» Data rows:
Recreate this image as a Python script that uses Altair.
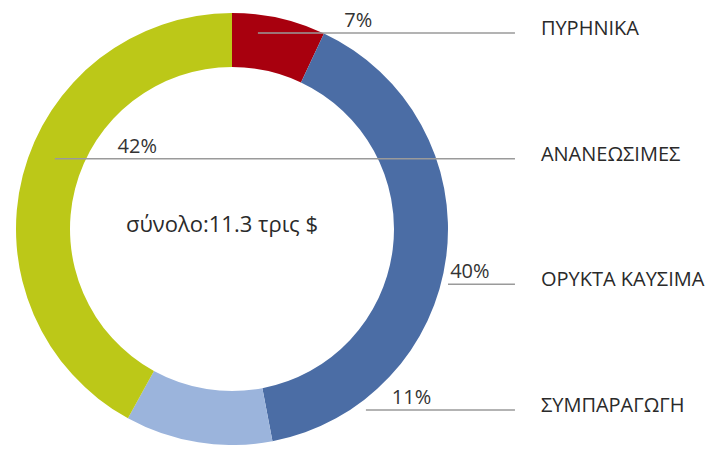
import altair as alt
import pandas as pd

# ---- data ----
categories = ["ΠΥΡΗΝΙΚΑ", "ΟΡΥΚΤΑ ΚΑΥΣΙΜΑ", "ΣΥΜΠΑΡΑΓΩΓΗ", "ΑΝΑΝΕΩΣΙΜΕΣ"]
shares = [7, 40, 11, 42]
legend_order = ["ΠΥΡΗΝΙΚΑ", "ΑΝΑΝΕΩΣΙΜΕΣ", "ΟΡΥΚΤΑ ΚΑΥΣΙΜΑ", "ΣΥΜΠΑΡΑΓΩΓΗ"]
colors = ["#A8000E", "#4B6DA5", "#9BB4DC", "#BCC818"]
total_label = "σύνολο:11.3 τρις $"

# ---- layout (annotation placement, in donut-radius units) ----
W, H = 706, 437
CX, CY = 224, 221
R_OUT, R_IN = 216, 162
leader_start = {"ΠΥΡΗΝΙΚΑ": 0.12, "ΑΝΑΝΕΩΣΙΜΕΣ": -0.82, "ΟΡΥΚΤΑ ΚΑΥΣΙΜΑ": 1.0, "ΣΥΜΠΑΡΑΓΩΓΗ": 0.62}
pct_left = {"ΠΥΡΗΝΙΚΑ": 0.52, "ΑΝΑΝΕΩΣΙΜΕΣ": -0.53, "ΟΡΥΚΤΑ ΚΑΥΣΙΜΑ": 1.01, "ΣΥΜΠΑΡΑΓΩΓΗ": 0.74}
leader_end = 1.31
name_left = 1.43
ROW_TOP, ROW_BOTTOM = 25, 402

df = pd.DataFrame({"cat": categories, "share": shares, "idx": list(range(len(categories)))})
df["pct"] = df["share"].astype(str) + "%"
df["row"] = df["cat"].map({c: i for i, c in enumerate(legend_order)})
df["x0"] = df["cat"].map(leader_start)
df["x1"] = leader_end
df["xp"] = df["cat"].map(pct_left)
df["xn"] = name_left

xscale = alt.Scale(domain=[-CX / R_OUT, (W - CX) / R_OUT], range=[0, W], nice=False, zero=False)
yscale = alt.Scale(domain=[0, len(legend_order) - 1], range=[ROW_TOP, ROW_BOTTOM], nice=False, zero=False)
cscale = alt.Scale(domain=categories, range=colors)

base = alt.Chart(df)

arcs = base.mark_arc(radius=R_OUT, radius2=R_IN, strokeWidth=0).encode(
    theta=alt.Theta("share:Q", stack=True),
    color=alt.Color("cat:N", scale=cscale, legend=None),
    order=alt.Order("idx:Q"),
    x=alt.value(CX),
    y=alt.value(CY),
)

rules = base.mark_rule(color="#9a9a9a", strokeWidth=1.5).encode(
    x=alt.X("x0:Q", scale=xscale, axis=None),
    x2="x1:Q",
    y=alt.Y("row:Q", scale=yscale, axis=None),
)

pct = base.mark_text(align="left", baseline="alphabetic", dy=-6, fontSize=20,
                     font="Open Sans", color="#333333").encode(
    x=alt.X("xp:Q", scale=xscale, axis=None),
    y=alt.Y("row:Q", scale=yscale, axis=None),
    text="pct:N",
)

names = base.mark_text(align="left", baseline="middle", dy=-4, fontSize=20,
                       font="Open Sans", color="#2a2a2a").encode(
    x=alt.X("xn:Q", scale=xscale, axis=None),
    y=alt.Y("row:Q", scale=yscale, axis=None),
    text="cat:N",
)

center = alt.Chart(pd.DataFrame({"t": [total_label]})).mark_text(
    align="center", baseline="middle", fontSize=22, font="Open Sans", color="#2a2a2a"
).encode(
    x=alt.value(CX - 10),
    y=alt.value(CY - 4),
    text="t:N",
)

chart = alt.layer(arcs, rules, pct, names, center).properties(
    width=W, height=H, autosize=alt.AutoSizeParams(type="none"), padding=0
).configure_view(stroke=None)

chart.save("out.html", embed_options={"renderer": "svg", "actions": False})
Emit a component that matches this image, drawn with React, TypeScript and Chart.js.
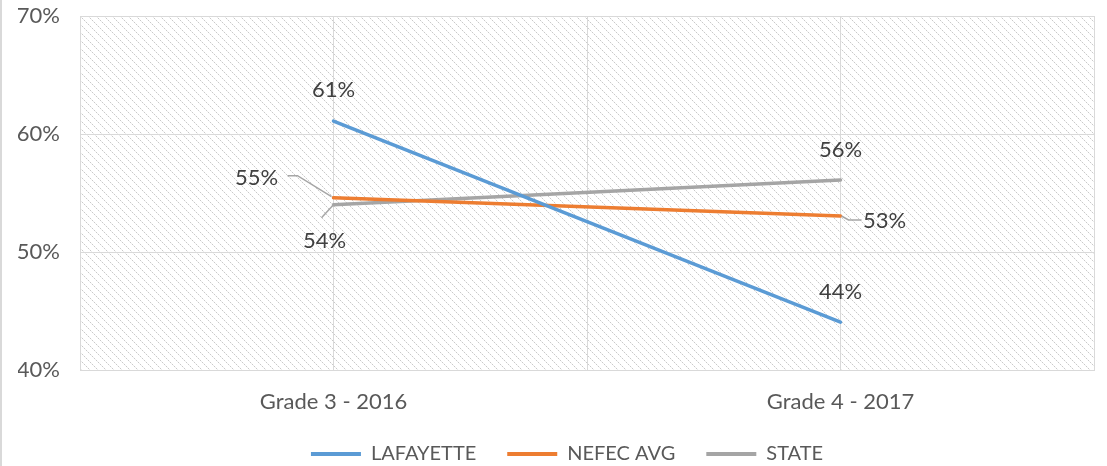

» Aim: Using the records above, copy each line that contains "this".

» Solution:
Recreate this image as a Python script that uses Altair.
Emit a component that matches this image, drawn with React, TypeScript and Chart.js.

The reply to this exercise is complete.